The Port Authority’s two trans-Hudson vehicular tunnels and four bridges reported a combined estimated eastbound traffic volume of 121.9 million for 2001, a decline of about 4.4 million vehicles from the previous year. In 2001, about 69.8 million passengers used the PATH rail transit system, a decrease of approximately 3.6 million from the previous year.

2001 FINANCIAL RESULTS
Despite the economic impact of September 11, 2001, the agency’s bottom line remains strong, Executive Director Seymour said.
Net income from Port Authority operations was approximately $109 million.

Gross operating revenues were approximately $2.7 billion for 2001, compared to $2.6 billion in 2000. The 2001 total was 5.5 percent lower than the 2001 budgeted amount of $2.9 billion, but still represented a year-to-year increase of 2 percent.

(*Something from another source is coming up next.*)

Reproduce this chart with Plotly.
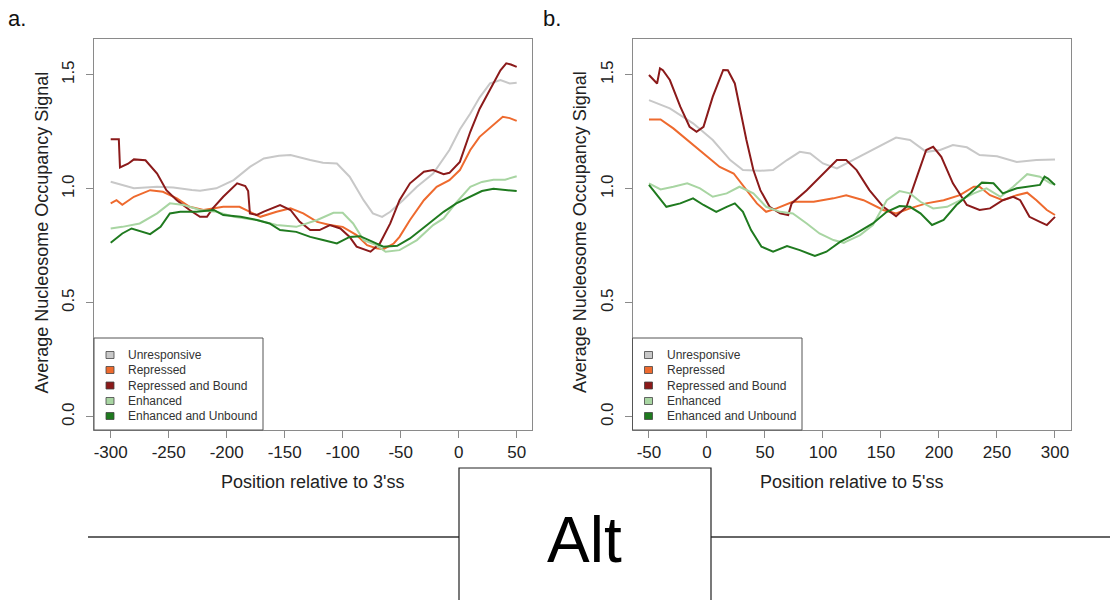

Expenses in 2001 totaled $2.1 billion, compared to $1.8 billion in 2000. Budgeted expenses for 2001 had been $1.9 billion, leading to an increase over budget of 9 percent. The added expense was primarily due to about $270 million in costs related to the events of September 11 net of expected insurance and other proceeds.

Reserve levels at year-end 2001 were $1.575 billion, which were $100 million below the 2000 actual amount, and $112 million less than the 2001 budgeted amount. By the end of 2002, it is anticipated that reserves will grow to $1.758 billion.